--- START ---
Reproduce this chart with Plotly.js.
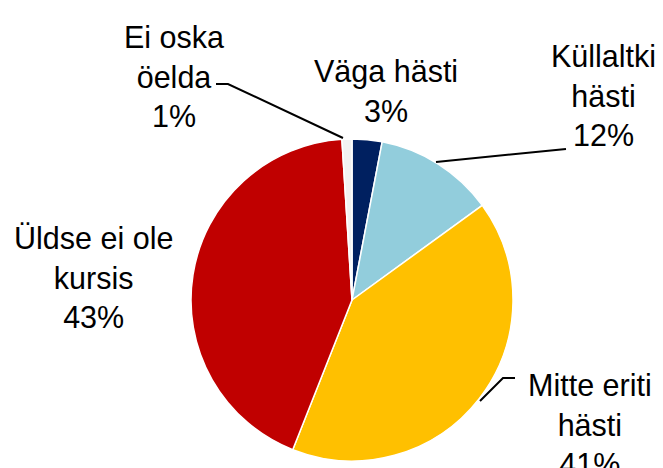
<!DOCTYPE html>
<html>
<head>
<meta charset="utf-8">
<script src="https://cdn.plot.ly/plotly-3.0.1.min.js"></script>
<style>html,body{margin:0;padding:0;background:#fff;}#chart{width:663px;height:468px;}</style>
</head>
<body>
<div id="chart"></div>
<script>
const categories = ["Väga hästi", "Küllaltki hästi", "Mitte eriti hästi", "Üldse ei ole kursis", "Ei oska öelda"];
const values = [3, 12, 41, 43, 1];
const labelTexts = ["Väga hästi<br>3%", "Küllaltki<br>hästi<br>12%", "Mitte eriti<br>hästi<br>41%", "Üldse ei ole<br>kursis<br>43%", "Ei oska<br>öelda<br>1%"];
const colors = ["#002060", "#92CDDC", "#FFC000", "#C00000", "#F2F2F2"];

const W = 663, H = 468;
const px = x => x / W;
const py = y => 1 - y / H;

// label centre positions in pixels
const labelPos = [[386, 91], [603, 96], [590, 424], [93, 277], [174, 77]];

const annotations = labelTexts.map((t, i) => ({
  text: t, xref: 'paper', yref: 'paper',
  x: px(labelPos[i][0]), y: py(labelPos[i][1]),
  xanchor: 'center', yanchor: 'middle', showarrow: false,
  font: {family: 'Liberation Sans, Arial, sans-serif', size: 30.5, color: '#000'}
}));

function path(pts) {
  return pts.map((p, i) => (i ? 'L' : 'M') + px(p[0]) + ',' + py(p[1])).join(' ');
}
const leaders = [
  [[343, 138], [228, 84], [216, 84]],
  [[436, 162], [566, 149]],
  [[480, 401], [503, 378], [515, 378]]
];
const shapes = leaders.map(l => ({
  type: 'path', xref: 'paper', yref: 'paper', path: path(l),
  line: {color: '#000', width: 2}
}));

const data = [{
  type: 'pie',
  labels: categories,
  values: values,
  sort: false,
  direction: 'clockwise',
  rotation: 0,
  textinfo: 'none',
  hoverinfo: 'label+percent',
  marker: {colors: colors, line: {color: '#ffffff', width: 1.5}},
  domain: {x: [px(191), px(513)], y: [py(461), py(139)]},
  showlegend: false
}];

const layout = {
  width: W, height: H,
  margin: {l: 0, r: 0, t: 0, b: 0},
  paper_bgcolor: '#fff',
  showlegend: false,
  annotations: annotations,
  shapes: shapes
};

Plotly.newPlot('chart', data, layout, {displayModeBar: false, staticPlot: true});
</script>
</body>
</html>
--- END ---
### Problem
Set the data above down again exactly as given, with no pictures.

### Written answer
Reproduce this chart with Plotly.js.
<!DOCTYPE html>
<html>
<head>
<meta charset="utf-8">
<script src="https://cdn.plot.ly/plotly-3.0.1.min.js"></script>
<style>html,body{margin:0;padding:0;background:#fff;}#chart{width:663px;height:468px;}</style>
</head>
<body>
<div id="chart"></div>
<script>
const categories = ["Väga hästi", "Küllaltki hästi", "Mitte eriti hästi", "Üldse ei ole kursis", "Ei oska öelda"];
const values = [3, 12, 41, 43, 1];
const labelTexts = ["Väga hästi<br>3%", "Küllaltki<br>hästi<br>12%", "Mitte eriti<br>hästi<br>41%", "Üldse ei ole<br>kursis<br>43%", "Ei oska<br>öelda<br>1%"];
const colors = ["#002060", "#92CDDC", "#FFC000", "#C00000", "#F2F2F2"];

const W = 663, H = 468;
const px = x => x / W;
const py = y => 1 - y / H;

// label centre positions in pixels
const labelPos = [[386, 91], [603, 96], [590, 424], [93, 277], [174, 77]];

const annotations = labelTexts.map((t, i) => ({
  text: t, xref: 'paper', yref: 'paper',
  x: px(labelPos[i][0]), y: py(labelPos[i][1]),
  xanchor: 'center', yanchor: 'middle', showarrow: false,
  font: {family: 'Liberation Sans, Arial, sans-serif', size: 30.5, color: '#000'}
}));

function path(pts) {
  return pts.map((p, i) => (i ? 'L' : 'M') + px(p[0]) + ',' + py(p[1])).join(' ');
}
const leaders = [
  [[343, 138], [228, 84], [216, 84]],
  [[436, 162], [566, 149]],
  [[480, 401], [503, 378], [515, 378]]
];
const shapes = leaders.map(l => ({
  type: 'path', xref: 'paper', yref: 'paper', path: path(l),
  line: {color: '#000', width: 2}
}));

const data = [{
  type: 'pie',
  labels: categories,
  values: values,
  sort: false,
  direction: 'clockwise',
  rotation: 0,
  textinfo: 'none',
  hoverinfo: 'label+percent',
  marker: {colors: colors, line: {color: '#ffffff', width: 1.5}},
  domain: {x: [px(191), px(513)], y: [py(461), py(139)]},
  showlegend: false
}];

const layout = {
  width: W, height: H,
  margin: {l: 0, r: 0, t: 0, b: 0},
  paper_bgcolor: '#fff',
  showlegend: false,
  annotations: annotations,
  shapes: shapes
};

Plotly.newPlot('chart', data, layout, {displayModeBar: false, staticPlot: true});
</script>
</body>
</html>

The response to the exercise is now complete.